The hearing is scheduled for 1:15 p.m. in Room 172 on the first floor of the Natural Resources Building, 1111 S.E. Washington St., Olympia, during a two-day meeting of the commission.
The panel, which sets policy for the state Department of Fish & Wildlife, is scheduled to make a decision on the proposed fishing moratorium, which would begin next fall, at its Feb. 4-5 meeting in Olympia.
The commission will convene at 8:30 a.m. both days.
The proposed rule has stirred concerns about the possible closure of Lake Sutherland, west of Port Angeles.
Most of the 125 people at a Dec. 15 hearing in Port Angeles showed support for a fishing moratorium for the river as long as it didn’t include the lake.
Fish & Wildlife is proposing the moratorium for the Elwha River to help protect fish runs during and after removal of the 108-foot Elwha Dam and the 210-foot Glines Canyon Dam.

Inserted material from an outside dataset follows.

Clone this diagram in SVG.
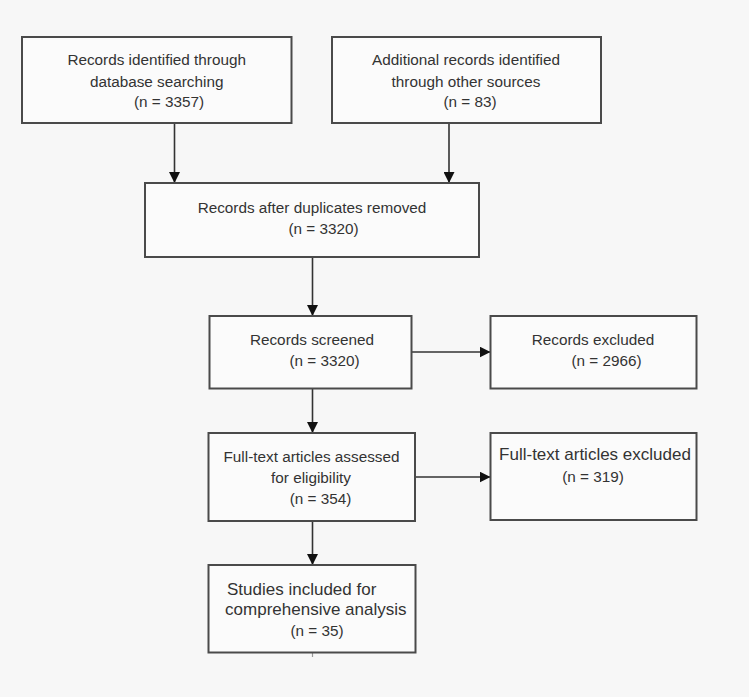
<svg xmlns="http://www.w3.org/2000/svg" width="749" height="697" viewBox="0 0 749 697">
<defs>
<style>
.box{fill:#fbfbfb;stroke:#4a4a4a;stroke-width:2}
.t{font-family:"Liberation Sans",Arial,sans-serif;font-size:15.3px;fill:#333;text-anchor:middle}
.tl{font-family:"Liberation Sans",Arial,sans-serif;font-size:17px;fill:#333;text-anchor:middle}
.ln{stroke:#333;stroke-width:1.6;fill:none}
</style>
<marker id="ah" viewBox="0 0 10 10" refX="10" refY="5" markerWidth="11" markerHeight="11" markerUnits="userSpaceOnUse" orient="auto">
<path d="M0,0 L10,5 L0,10 Z" fill="#111"/>
</marker>
</defs>
<rect x="0" y="0" width="749" height="697" fill="#f7f7f7"/>
<g id="connectors">
<line class="ln" x1="174.5" y1="123" x2="174.5" y2="183" marker-end="url(#ah)"/>
<line class="ln" x1="449" y1="123" x2="449" y2="183" marker-end="url(#ah)"/>
<line class="ln" x1="312.5" y1="257" x2="312.5" y2="316" marker-end="url(#ah)"/>
<line class="ln" x1="411.5" y1="352" x2="490.5" y2="352" marker-end="url(#ah)"/>
<line class="ln" x1="312.5" y1="389" x2="312.5" y2="433" marker-end="url(#ah)"/>
<line class="ln" x1="415" y1="477" x2="490.5" y2="477" marker-end="url(#ah)"/>
<line class="ln" x1="312.5" y1="521" x2="312.5" y2="565" marker-end="url(#ah)"/>
<line x1="312.5" y1="653" x2="312.5" y2="657" stroke="#999" stroke-width="1.2"/>
</g>
<g id="n1">
<rect class="box" x="22" y="37" width="269.5" height="86"/>
<text class="t" x="156.7" y="65">Records identified through</text>
<text class="t" x="156.7" y="86.5">database searching</text>
<text class="t" x="169" y="107">(n = 3357)</text>
</g>
<g id="n2">
<rect class="box" x="332" y="37" width="269" height="86"/>
<text class="t" x="466" y="65">Additional records identified</text>
<text class="t" x="466" y="86.5">through other sources</text>
<text class="t" x="470" y="107">(n = 83)</text>
</g>
<g id="n3">
<rect class="box" x="145" y="183" width="334" height="74"/>
<text class="t" x="312" y="213">Records after duplicates removed</text>
<text class="t" x="323.5" y="233.5">(n = 3320)</text>
</g>
<g id="n4">
<rect class="box" x="209.5" y="316" width="202" height="72.5"/>
<text class="t" x="312" y="345">Records screened</text>
<text class="t" x="324.5" y="365.5">(n = 3320)</text>
</g>
<g id="n5">
<rect class="box" x="490.5" y="316" width="206" height="72.5"/>
<text class="t" x="593" y="345">Records excluded</text>
<text class="t" x="606.5" y="365.5">(n = 2966)</text>
</g>
<g id="n6">
<rect class="box" x="208.5" y="433" width="206.5" height="88"/>
<text class="t" x="311.5" y="462">Full-text articles assessed</text>
<text class="t" x="311" y="483">for eligibility</text>
<text class="t" x="320.5" y="503.5">(n = 354)</text>
</g>
<g id="n7">
<rect class="box" x="490.5" y="433" width="206" height="87"/>
<text class="tl" x="595" y="459.5">Full-text articles excluded</text>
<text class="t" x="593" y="482">(n = 319)</text>
</g>
<g id="n8">
<rect class="box" x="208.5" y="565" width="207" height="87.5"/>
<text class="tl" x="301.7" y="595">Studies included for</text>
<text class="tl" x="315.8" y="614.5">comprehensive analysis</text>
<text class="t" x="317" y="636">(n = 35)</text>
</g>
</svg>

Dam removal, the focus of a $350 million federal project to restore the 70-mile river’s ecosystem and encourage a return of the waterway’s historic salmon runs, will begin in September and last until March 2014.
The proposal — which will be presented to the commission by Fish & Wildlife Regional Fish Program Manager Ron Warren, who spoke at the Port Angeles meeting — would establish a fishing moratorium on “all fisheries in tributary and mainstream waters across the 321 square miles of the basin from the river mouth near Port Angeles to the headwaters in the Olympic Mountains.”
The proposal said that the moratorium “may” also include Lake Sutherland, which is connected to the Elwha River through Indian Creek.
After the Port Angeles meeting, Warren said that he would brief the Fish and Wildlife Commission on the concerns of residents.
“They got a voice, and I’m going to carry that voice forward,” Warren said.
Warren had said at the Port Angeles meeting that the lake was under consideration for closure to help the anadromous sockeye salmon survive, possibly by breeding with kokanee, which are landlocked sockeye, in the lake.
After dam demolition, fish in the two reservoirs will have to adapt to a river ecosystem, and anadromous fish below the dams will find the lower river less hospitable as waves of sediment blocked behind the dams are washed downstream.
Warren said the moratorium will give those populations a better chance of survival by giving them a boost before the dams come down and by protecting them for a few years after demolition.
At the January meeting, the commission also will discuss Puget Sound crab-fishing seasons, with fish managers briefing them on how changes to proposed crab regulations conform to a policy the commission approved in October to expand sport-fishing opportunities for Puget Sound crabbers.
The commission is set to vote on proposed crabbing amendments in February.
The agenda is at www.wdfw.wa.gov/commission/meetings.html. A link in the agenda goes to the fishing moratorium proposal.